A common theme for me is to study water and people’s access to it. A surprising number of the world’s ills trace back to droughts. The first genocide o the 21st Century, the Darfur Genocide, was carried out in western Sudan has its roots in water access between nomadic tribes and local farmers (though there are obviously many additional factors). The Bundy Standoff between cattle ranchers and the United States Land Management Bureau was likewise rooted in grazing and watering access. Again, an oversimplification with additional factors at play, but water still proves to be a common element.
I’m of the mind that if we look at Maslow’s Hierarchy of Needs (water and food at the base, prestige and friendship towards the middle, and creative processes at the top), we often find where violence begins to present itself.
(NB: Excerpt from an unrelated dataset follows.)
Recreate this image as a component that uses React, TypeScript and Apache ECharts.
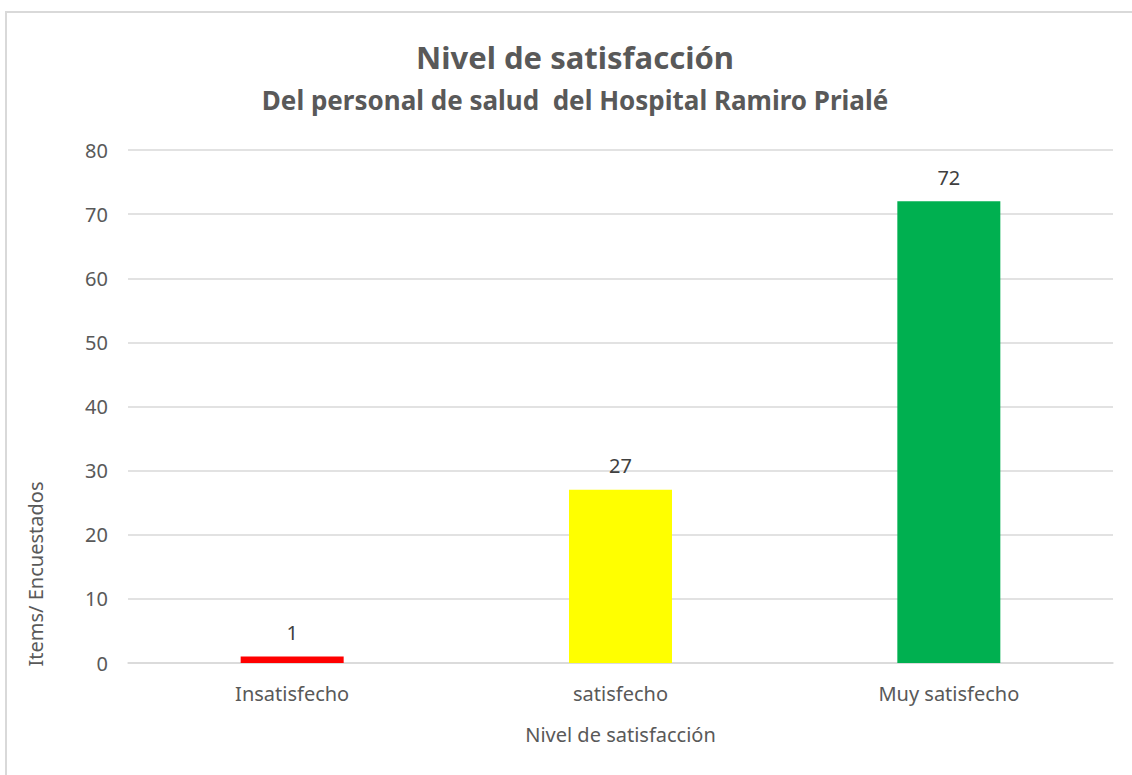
import React, { useEffect, useRef } from "react";
import * as echarts from "echarts";

const categories = ["Insatisfecho", "satisfecho", "Muy satisfecho"];
const values = [1, 27, 72];
const barColors = ["#FF0000", "#FFFF00", "#00B050"];
const yTicks = { min: 0, max: 80, interval: 10 };

const FONT = "'Noto Sans', 'Open Sans', sans-serif";

export default function App() {
  const ref = useRef<HTMLDivElement>(null);
  useEffect(() => {
    if (!ref.current) return;
    const chart = echarts.init(ref.current, null, { renderer: "svg" });
    chart.setOption({
      animation: false,
      backgroundColor: "#ffffff",
      textStyle: { fontFamily: FONT },
      grid: { left: 128, right: 19, top: 150, bottom: 112 },
      graphic: [
        {
          type: "rect",
          shape: { x: 6, y: 12, width: 1140, height: 780 },
          style: { fill: "none", stroke: "#d9d9d9", lineWidth: 2 },
          silent: true,
        },
        {
          type: "text",
          x: 575,
          y: 57,
          style: {
            text: "Nivel de satisfacción",
            fill: "#595959",
            font: `bold 31px ${FONT}`,
            textAlign: "center",
            textVerticalAlign: "middle",
          },
        },
        {
          type: "text",
          x: 575,
          y: 100,
          style: {
            text: "Del personal de salud  del Hospital Ramiro Prialé",
            fill: "#595959",
            font: `bold 26px ${FONT}`,
            textAlign: "center",
            textVerticalAlign: "middle",
          },
        },
        {
          type: "text",
          x: 35,
          y: 574,
          rotation: Math.PI / 2,
          style: {
            text: "Items/ Encuestados",
            fill: "#595959",
            font: `20px ${FONT}`,
            textAlign: "center",
            textVerticalAlign: "middle",
          },
        },
      ],
      xAxis: {
        type: "category",
        data: categories,
        name: "Nivel de satisfacción",
        nameLocation: "middle",
        nameGap: 61,
        nameTextStyle: { color: "#595959", fontSize: 20, fontFamily: FONT },
        axisLine: { show: true, lineStyle: { color: "#d9d9d9", width: 1.5 } },
        axisTick: { show: false },
        axisLabel: { color: "#595959", fontSize: 20, margin: 20, fontFamily: FONT },
      },
      yAxis: {
        type: "value",
        min: yTicks.min,
        max: yTicks.max,
        interval: yTicks.interval,
        axisLine: { show: false },
        axisTick: { show: false },
        axisLabel: { color: "#595959", fontSize: 20, margin: 20, fontFamily: FONT },
        splitLine: { lineStyle: { color: "#d9d9d9", width: 1.5 } },
      },
      series: [
        {
          type: "bar",
          data: values.map((v, i) => ({ value: v, itemStyle: { color: barColors[i] } })),
          barWidth: 103,
          label: {
            show: true,
            position: "top",
            distance: 14,
            color: "#404040",
            fontSize: 20,
            fontFamily: FONT,
          },
        },
      ],
    });
    return () => chart.dispose();
  }, []);
  return (
    <div
      ref={ref}
      style={{ position: "fixed", left: 0, top: 0, width: 1132, height: 775 }}
    />
  );
}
As one travels down the pyramid, denying (or being denied) the needs, violence as an outcome becomes increasingly likely.
But mere denial or lack of access isn’t a binary thing. A person doesn’t have a need met, or not. The perception of it being met can be very powerful. Or the perception that a need is denied.
Consider Donald Trump (unfortunately). For a large swath of Americans, he is meeting a need that they haven’t had met in years (if at all). He is helping them achieve self-actualization and a sense of accomplishment. Those are high, high, high up on Maslow’s Hierarchy. Is Trump ACTUALLY helping them meet those needs? No. But they feel like he is, and that sense of belief is powerful. So powerful, it can override unmet needs lower on the hierarchy (like safety and rest).
Back to the Oklahoma City Bombing, Timothy McVeigh and Terry Nichols perpetrated the attack in response to the 1992 standoff at Waco between the FBI/ATF and the Branch Davidians. They looked at the raid and saw federal overreach and draconian tactics used against religious liberty. Accurate or not, appropriate or not, you can at least momentarily sympathize with the perspective. Just about everyone in the modern age has experienced some kind of misjustice at the hands of their government. Whether federal or local, whether valid or imagined, we’ve all had at least one moment where those with more societal power than we used that power in a way we felt was unfair.
Learning and understanding these motivations is both helpful and horrifying. It is helpful because it shows that even the ‘evilest’ among us are still humans, with whom we share a lot. It is on that commonality that we can make a connection, make an understanding, make a stride to better understand and care for one another.
But it is also unsettling to confront the possibility that anyone could end up so evil. ‘I would never do that’, we say to ourselves…but then contemplate Maslow’s Hierarchy. Think about where you would put that line before violence became possible for you. Because that line is somewhere there, and it is a sobering thought to realize it may not be as far down the pyramid as you might want to believe.
It’s also terrifying because you realize that a person’s perception can be as powerful as their reality, if not even override it. Their perception, like a drug, can convince them to trade their safety, their security, their love, their food, their everything, for a need at the very apex of that pyramid. And how do you combat that warped perception? How do you show a person how wrong they are? No easy task, that. In fact, I’m not sure we have a reliable way to do that.